[Charts and diagrams as code]
-=-=-=-=-
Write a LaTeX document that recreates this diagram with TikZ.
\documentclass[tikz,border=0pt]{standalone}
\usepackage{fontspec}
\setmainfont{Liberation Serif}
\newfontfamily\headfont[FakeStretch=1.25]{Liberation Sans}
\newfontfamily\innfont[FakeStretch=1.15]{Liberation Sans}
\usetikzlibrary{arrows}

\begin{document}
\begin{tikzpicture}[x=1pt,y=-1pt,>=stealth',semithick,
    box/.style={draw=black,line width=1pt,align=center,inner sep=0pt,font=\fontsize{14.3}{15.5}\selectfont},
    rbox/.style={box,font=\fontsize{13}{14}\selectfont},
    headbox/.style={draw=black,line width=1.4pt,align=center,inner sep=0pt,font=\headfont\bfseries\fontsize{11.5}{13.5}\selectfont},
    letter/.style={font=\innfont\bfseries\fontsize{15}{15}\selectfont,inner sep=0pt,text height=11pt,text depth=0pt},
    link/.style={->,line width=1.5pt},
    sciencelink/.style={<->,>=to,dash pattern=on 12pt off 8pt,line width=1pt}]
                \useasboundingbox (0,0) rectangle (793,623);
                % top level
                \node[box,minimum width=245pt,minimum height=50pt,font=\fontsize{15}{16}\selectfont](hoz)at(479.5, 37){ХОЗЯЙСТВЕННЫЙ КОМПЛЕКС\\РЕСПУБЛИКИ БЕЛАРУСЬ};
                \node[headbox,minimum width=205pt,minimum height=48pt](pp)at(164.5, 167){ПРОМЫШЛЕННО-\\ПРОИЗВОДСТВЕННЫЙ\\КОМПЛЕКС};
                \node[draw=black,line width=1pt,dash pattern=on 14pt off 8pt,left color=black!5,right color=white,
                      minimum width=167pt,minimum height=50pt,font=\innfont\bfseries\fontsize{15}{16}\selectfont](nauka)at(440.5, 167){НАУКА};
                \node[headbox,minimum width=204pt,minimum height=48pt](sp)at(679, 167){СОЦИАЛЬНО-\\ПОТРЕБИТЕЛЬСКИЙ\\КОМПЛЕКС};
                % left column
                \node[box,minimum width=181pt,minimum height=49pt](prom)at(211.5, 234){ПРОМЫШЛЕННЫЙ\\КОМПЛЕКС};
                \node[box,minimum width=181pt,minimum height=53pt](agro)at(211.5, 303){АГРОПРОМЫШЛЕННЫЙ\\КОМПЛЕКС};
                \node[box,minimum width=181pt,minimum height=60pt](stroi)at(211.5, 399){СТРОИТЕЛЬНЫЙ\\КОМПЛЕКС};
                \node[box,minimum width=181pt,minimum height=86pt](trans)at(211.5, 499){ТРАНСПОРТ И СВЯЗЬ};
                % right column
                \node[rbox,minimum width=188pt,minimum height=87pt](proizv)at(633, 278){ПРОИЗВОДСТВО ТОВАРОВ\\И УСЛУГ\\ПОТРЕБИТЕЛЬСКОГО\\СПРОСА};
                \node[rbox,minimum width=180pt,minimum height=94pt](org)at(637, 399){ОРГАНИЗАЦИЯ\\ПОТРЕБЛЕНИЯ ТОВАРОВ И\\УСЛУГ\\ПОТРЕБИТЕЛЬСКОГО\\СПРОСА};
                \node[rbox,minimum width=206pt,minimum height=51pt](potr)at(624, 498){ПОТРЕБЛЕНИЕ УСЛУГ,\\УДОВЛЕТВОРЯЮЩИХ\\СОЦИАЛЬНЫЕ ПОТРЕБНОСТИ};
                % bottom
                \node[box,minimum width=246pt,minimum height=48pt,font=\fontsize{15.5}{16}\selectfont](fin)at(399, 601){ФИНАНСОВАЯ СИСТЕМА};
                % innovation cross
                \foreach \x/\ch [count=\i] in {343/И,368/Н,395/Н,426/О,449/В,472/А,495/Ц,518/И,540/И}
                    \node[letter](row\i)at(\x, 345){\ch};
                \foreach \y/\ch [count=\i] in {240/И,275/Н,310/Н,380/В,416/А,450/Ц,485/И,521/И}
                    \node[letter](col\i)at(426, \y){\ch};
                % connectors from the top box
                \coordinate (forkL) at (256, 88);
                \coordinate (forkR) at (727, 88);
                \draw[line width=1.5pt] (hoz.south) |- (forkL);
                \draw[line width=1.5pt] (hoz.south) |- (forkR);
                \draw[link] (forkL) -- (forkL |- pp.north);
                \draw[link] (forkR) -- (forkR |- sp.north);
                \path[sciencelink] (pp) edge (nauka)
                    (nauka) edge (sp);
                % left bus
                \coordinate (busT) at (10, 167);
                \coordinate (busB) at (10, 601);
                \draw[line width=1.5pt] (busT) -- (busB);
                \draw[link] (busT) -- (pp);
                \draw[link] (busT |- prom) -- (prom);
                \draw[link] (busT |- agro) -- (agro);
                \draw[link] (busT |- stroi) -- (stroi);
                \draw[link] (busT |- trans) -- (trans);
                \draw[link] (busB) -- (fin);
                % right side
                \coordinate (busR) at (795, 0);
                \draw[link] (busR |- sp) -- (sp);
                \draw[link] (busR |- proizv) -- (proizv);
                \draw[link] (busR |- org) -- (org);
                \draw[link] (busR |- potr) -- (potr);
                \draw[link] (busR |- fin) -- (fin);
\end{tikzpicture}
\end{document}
-=-=-=-=-
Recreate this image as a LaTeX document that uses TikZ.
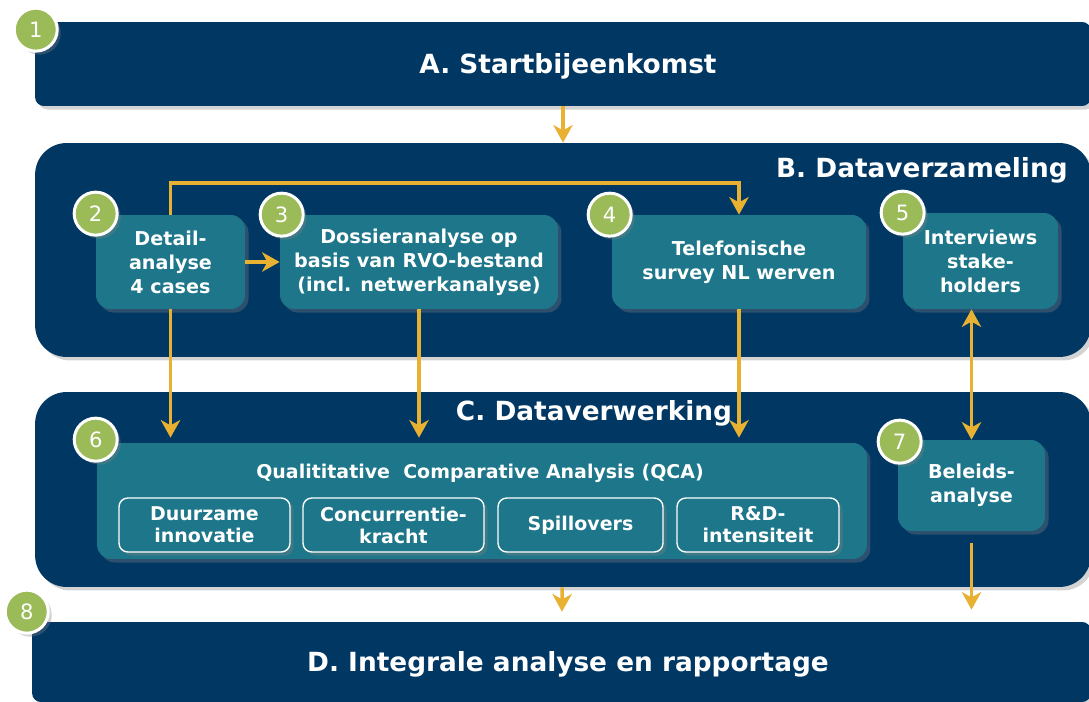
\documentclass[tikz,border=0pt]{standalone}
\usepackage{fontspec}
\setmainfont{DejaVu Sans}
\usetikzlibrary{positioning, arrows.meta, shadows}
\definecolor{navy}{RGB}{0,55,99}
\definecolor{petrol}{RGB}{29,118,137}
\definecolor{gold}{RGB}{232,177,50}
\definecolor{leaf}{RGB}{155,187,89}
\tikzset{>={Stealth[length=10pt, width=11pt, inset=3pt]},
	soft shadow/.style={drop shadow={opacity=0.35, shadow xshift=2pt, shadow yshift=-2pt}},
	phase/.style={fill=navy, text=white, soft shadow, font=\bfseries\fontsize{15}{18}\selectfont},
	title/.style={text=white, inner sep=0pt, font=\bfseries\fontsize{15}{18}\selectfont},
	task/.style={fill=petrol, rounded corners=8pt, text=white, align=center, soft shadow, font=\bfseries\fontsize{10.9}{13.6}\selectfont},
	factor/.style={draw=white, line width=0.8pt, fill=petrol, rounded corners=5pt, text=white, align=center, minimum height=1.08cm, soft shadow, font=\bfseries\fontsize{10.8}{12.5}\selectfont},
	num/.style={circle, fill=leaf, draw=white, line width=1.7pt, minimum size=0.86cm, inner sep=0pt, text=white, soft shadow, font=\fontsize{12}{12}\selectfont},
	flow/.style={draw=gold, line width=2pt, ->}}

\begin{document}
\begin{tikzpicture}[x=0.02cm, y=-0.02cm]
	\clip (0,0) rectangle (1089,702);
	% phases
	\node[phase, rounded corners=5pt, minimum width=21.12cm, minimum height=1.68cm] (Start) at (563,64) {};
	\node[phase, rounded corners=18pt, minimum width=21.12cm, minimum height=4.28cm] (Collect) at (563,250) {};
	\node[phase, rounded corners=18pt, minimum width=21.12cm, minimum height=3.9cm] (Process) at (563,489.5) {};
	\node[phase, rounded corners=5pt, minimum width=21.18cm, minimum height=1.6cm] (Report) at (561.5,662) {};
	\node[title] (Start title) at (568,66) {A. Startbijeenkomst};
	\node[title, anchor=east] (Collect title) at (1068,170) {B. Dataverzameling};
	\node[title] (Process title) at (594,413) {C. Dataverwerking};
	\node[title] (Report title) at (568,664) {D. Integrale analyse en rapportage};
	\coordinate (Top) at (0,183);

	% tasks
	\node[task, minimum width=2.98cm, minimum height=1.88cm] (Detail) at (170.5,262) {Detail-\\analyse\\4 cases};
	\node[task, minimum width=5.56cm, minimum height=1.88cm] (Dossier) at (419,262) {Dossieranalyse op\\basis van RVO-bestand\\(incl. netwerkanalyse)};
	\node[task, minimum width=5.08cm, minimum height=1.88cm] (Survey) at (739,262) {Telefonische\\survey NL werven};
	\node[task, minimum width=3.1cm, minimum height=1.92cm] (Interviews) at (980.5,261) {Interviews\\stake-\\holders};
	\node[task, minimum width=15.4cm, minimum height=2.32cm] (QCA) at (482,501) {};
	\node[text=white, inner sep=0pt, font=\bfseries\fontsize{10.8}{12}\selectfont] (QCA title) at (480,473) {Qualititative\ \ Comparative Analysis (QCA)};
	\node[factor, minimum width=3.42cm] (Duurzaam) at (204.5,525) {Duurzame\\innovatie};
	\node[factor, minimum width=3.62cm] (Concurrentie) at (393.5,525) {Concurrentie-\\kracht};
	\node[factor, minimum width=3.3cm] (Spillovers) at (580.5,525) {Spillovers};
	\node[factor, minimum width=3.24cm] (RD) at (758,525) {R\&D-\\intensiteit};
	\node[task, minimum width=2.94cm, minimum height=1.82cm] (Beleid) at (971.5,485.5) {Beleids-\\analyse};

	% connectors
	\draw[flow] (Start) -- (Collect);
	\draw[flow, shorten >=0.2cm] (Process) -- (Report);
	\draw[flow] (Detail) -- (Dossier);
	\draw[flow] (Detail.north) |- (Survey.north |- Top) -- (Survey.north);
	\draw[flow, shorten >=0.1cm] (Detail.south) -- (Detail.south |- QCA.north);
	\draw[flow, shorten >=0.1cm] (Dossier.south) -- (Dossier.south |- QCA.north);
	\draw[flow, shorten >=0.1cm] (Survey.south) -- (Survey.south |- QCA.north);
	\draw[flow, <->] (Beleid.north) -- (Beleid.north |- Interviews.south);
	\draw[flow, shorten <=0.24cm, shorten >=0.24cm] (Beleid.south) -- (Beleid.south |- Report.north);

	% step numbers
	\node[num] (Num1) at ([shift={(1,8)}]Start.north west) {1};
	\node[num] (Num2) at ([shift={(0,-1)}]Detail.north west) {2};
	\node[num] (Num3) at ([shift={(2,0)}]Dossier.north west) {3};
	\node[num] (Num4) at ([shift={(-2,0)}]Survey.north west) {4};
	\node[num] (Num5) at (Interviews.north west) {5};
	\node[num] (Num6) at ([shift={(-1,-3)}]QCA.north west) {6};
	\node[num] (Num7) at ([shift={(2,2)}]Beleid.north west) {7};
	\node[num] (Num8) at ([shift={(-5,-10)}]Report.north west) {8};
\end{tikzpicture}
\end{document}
-=-=-=-=-
WHAT NEEDS TO BE DONE:
Write out each line of the data that holds the string "this".

FULL SOLUTION:
Write a LaTeX document that recreates this diagram with TikZ.
Recreate this image as a LaTeX document that uses TikZ.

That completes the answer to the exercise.